*DATA SEGMENT:*
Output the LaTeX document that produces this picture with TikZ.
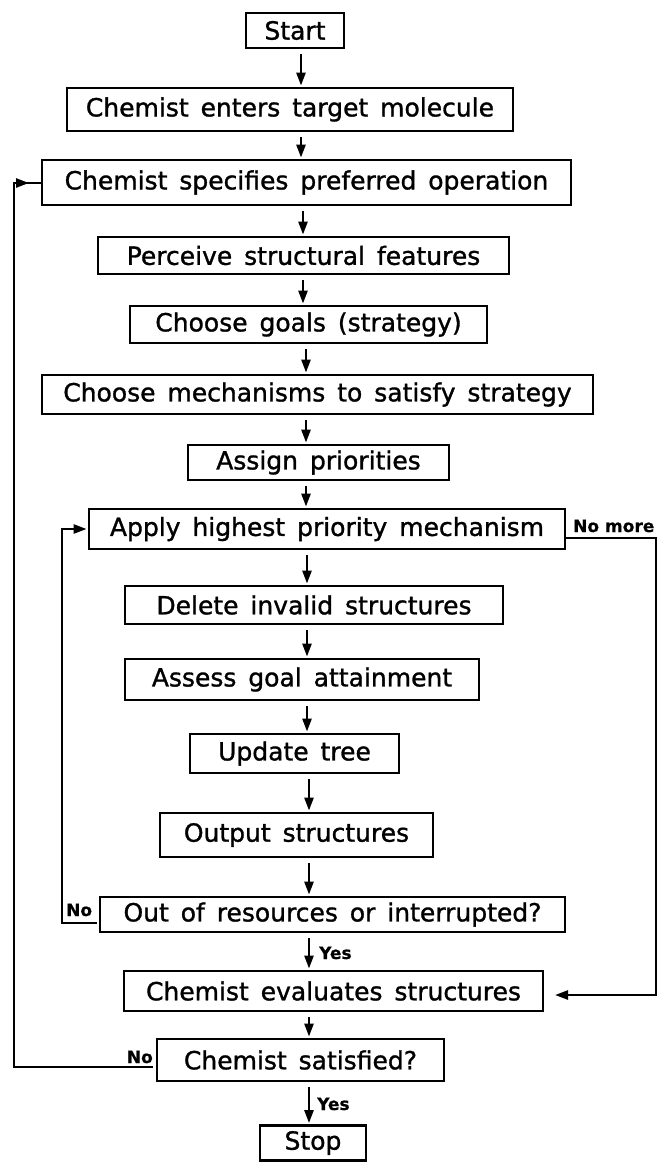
\documentclass[tikz,border=0pt]{standalone}
\usepackage{fontspec}
\setmainfont{DejaVu Sans}[WordSpace=1.5, FakeBold=1.2]
\newfontfamily\lblfont{DejaVu Sans}[FakeBold=0.6]
\usetikzlibrary{arrows.meta}
\begin{document}
\begin{tikzpicture}[x=1pt,y=-1pt,
  box/.style={draw, line width=2.8pt, inner sep=0pt, font=\fontsize{25}{29}\selectfont},
  arr/.style={line width=2.5pt, -{Triangle[length=13pt,width=9pt]}},
  ln/.style={line width=2.5pt},
  lbl/.style={font=\lblfont\fontsize{17}{19}\selectfont\bfseries, inner sep=0pt}]
\useasboundingbox (0,0) rectangle (662,1162);
% boxes
\node[box, minimum width=98pt,  minimum height=35pt] (start)  at (295,30.5)  {Start};
\node[box, minimum width=446pt, minimum height=43pt] (enters) at (290,109.5) {Chemist enters target molecule};
\node[box, minimum width=529pt, minimum height=45pt] (spec)   at (306.5,182.5) {Chemist specifies preferred operation};
\node[box, minimum width=411pt, minimum height=37pt] (perc)   at (303.5,255.5) {Perceive structural features};
\node[box, minimum width=357pt, minimum height=37pt] (goals)  at (308.5,324.5) {Choose goals (strategy)};
\node[box, minimum width=551pt, minimum height=39pt] (mech)   at (317.5,394.5) {Choose mechanisms to satisfy strategy};
\node[box, minimum width=261pt, minimum height=35pt] (assign) at (318.5,462.5) {Assign priorities};
\node[box, minimum width=476pt, minimum height=40pt] (apply)  at (327,529)   {Apply highest priority mechanism};
\node[box, minimum width=378pt, minimum height=38pt] (delete) at (314,605)   {Delete invalid structures};
\node[box, minimum width=354pt, minimum height=41pt] (assess) at (302,679.5) {Assess goal attainment};
\node[box, minimum width=209pt, minimum height=39pt] (update) at (294.5,753.5) {Update tree};
\node[box, minimum width=273pt, minimum height=44pt] (output) at (296.5,835) {Output structures};
\node[box, minimum width=465pt, minimum height=35pt] (outres) at (332.5,914.5) {Out of resources or interrupted?};
\node[box, minimum width=419pt, minimum height=40pt] (evalu)  at (333.5,991) {Chemist evaluates structures};
\node[box, minimum width=287pt, minimum height=42pt] (satis)  at (300.5,1060) {Chemist satisfied?};
\node[box, minimum width=106pt, minimum height=35pt] (stop)   at (313,1143) {Stop};
% arrow axes
\coordinate (ax1) at (301,0);
\coordinate (ax2) at (303,0);
\coordinate (ax3) at (306,0);
\coordinate (ax4) at (307,0);
\coordinate (ax5) at (309,0);
\begin{scope}[arr, shorten <=5pt, shorten >=1pt]
\draw (start.south -| ax1)  -- (enters.north -| ax1);
\draw (enters.south -| ax1) -- (spec.north -| ax1);
\draw (spec.south -| ax2)   -- (perc.north -| ax2);
\draw (perc.south -| ax2)   -- (goals.north -| ax2);
\draw (goals.south -| ax3)  -- (mech.north -| ax3);
\draw (mech.south -| ax3)   -- (assign.north -| ax3);
\draw (assign.south -| ax3) -- (apply.north -| ax3);
\draw (apply.south -| ax4)  -- (delete.north -| ax4);
\draw (delete.south -| ax4) -- (assess.north -| ax4);
\draw (assess.south -| ax4) -- (update.north -| ax4);
\draw (update.south -| ax5) -- (output.north -| ax5);
\draw (output.south -| ax5) -- (outres.north -| ax5);
\draw (outres.south -| ax5) -- (evalu.north -| ax5);
\draw (evalu.south -| ax5)  -- (satis.north -| ax5);
\draw (satis.south -| ax5)  -- (stop.north -| ax5);
\end{scope}
% outer loop
\coordinate (o0) at (153,1067);
\coordinate (o1) at (14,1067);
\coordinate (o2) at (14,183);
\coordinate (o3) at (29,183);
\draw[ln] (o0) -- (o1) -- (o2) -- (spec.west |- o2);
\draw[arr] (o2) -- (o3);
% inner loop
\coordinate (i0) at (97,923);
\coordinate (i1) at (62,923);
\coordinate (i2) at (62,529);
\draw[arr, shorten >=1pt] (i0) -- (i1) -- (i2) -- (apply.west |- i2);
% no more loop
\coordinate (r0) at (656,538);
\coordinate (r1) at (656,995);
\coordinate (r2) at (555,995);
\draw[arr] (apply.east |- r0) -- (r0) -- (r1) -- (r2);
% labels
\node[lbl, anchor=base west] (lnomore) at (573,532) {No more};
\node[lbl, anchor=base west] (lno1) at (66,916) {No};
\node[lbl, anchor=base east] (lno2) at (153,1063) {No};
\node[lbl, anchor=base west] (lyes1) at (319,959) {Yes};
\node[lbl, anchor=base west] (lyes2) at (317,1110) {Yes};
\end{tikzpicture}
\end{document}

*TASK DETAILS:* Give the data above again in full and unchanged, skipping the pictures.

*WRITTEN ANSWER:*
Output the LaTeX document that produces this picture with TikZ.
\documentclass[tikz,border=0pt]{standalone}
\usepackage{fontspec}
\setmainfont{DejaVu Sans}[WordSpace=1.5, FakeBold=1.2]
\newfontfamily\lblfont{DejaVu Sans}[FakeBold=0.6]
\usetikzlibrary{arrows.meta}
\begin{document}
\begin{tikzpicture}[x=1pt,y=-1pt,
  box/.style={draw, line width=2.8pt, inner sep=0pt, font=\fontsize{25}{29}\selectfont},
  arr/.style={line width=2.5pt, -{Triangle[length=13pt,width=9pt]}},
  ln/.style={line width=2.5pt},
  lbl/.style={font=\lblfont\fontsize{17}{19}\selectfont\bfseries, inner sep=0pt}]
\useasboundingbox (0,0) rectangle (662,1162);
% boxes
\node[box, minimum width=98pt,  minimum height=35pt] (start)  at (295,30.5)  {Start};
\node[box, minimum width=446pt, minimum height=43pt] (enters) at (290,109.5) {Chemist enters target molecule};
\node[box, minimum width=529pt, minimum height=45pt] (spec)   at (306.5,182.5) {Chemist specifies preferred operation};
\node[box, minimum width=411pt, minimum height=37pt] (perc)   at (303.5,255.5) {Perceive structural features};
\node[box, minimum width=357pt, minimum height=37pt] (goals)  at (308.5,324.5) {Choose goals (strategy)};
\node[box, minimum width=551pt, minimum height=39pt] (mech)   at (317.5,394.5) {Choose mechanisms to satisfy strategy};
\node[box, minimum width=261pt, minimum height=35pt] (assign) at (318.5,462.5) {Assign priorities};
\node[box, minimum width=476pt, minimum height=40pt] (apply)  at (327,529)   {Apply highest priority mechanism};
\node[box, minimum width=378pt, minimum height=38pt] (delete) at (314,605)   {Delete invalid structures};
\node[box, minimum width=354pt, minimum height=41pt] (assess) at (302,679.5) {Assess goal attainment};
\node[box, minimum width=209pt, minimum height=39pt] (update) at (294.5,753.5) {Update tree};
\node[box, minimum width=273pt, minimum height=44pt] (output) at (296.5,835) {Output structures};
\node[box, minimum width=465pt, minimum height=35pt] (outres) at (332.5,914.5) {Out of resources or interrupted?};
\node[box, minimum width=419pt, minimum height=40pt] (evalu)  at (333.5,991) {Chemist evaluates structures};
\node[box, minimum width=287pt, minimum height=42pt] (satis)  at (300.5,1060) {Chemist satisfied?};
\node[box, minimum width=106pt, minimum height=35pt] (stop)   at (313,1143) {Stop};
% arrow axes
\coordinate (ax1) at (301,0);
\coordinate (ax2) at (303,0);
\coordinate (ax3) at (306,0);
\coordinate (ax4) at (307,0);
\coordinate (ax5) at (309,0);
\begin{scope}[arr, shorten <=5pt, shorten >=1pt]
\draw (start.south -| ax1)  -- (enters.north -| ax1);
\draw (enters.south -| ax1) -- (spec.north -| ax1);
\draw (spec.south -| ax2)   -- (perc.north -| ax2);
\draw (perc.south -| ax2)   -- (goals.north -| ax2);
\draw (goals.south -| ax3)  -- (mech.north -| ax3);
\draw (mech.south -| ax3)   -- (assign.north -| ax3);
\draw (assign.south -| ax3) -- (apply.north -| ax3);
\draw (apply.south -| ax4)  -- (delete.north -| ax4);
\draw (delete.south -| ax4) -- (assess.north -| ax4);
\draw (assess.south -| ax4) -- (update.north -| ax4);
\draw (update.south -| ax5) -- (output.north -| ax5);
\draw (output.south -| ax5) -- (outres.north -| ax5);
\draw (outres.south -| ax5) -- (evalu.north -| ax5);
\draw (evalu.south -| ax5)  -- (satis.north -| ax5);
\draw (satis.south -| ax5)  -- (stop.north -| ax5);
\end{scope}
% outer loop
\coordinate (o0) at (153,1067);
\coordinate (o1) at (14,1067);
\coordinate (o2) at (14,183);
\coordinate (o3) at (29,183);
\draw[ln] (o0) -- (o1) -- (o2) -- (spec.west |- o2);
\draw[arr] (o2) -- (o3);
% inner loop
\coordinate (i0) at (97,923);
\coordinate (i1) at (62,923);
\coordinate (i2) at (62,529);
\draw[arr, shorten >=1pt] (i0) -- (i1) -- (i2) -- (apply.west |- i2);
% no more loop
\coordinate (r0) at (656,538);
\coordinate (r1) at (656,995);
\coordinate (r2) at (555,995);
\draw[arr] (apply.east |- r0) -- (r0) -- (r1) -- (r2);
% labels
\node[lbl, anchor=base west] (lnomore) at (573,532) {No more};
\node[lbl, anchor=base west] (lno1) at (66,916) {No};
\node[lbl, anchor=base east] (lno2) at (153,1063) {No};
\node[lbl, anchor=base west] (lyes1) at (319,959) {Yes};
\node[lbl, anchor=base west] (lyes2) at (317,1110) {Yes};
\end{tikzpicture}
\end{document}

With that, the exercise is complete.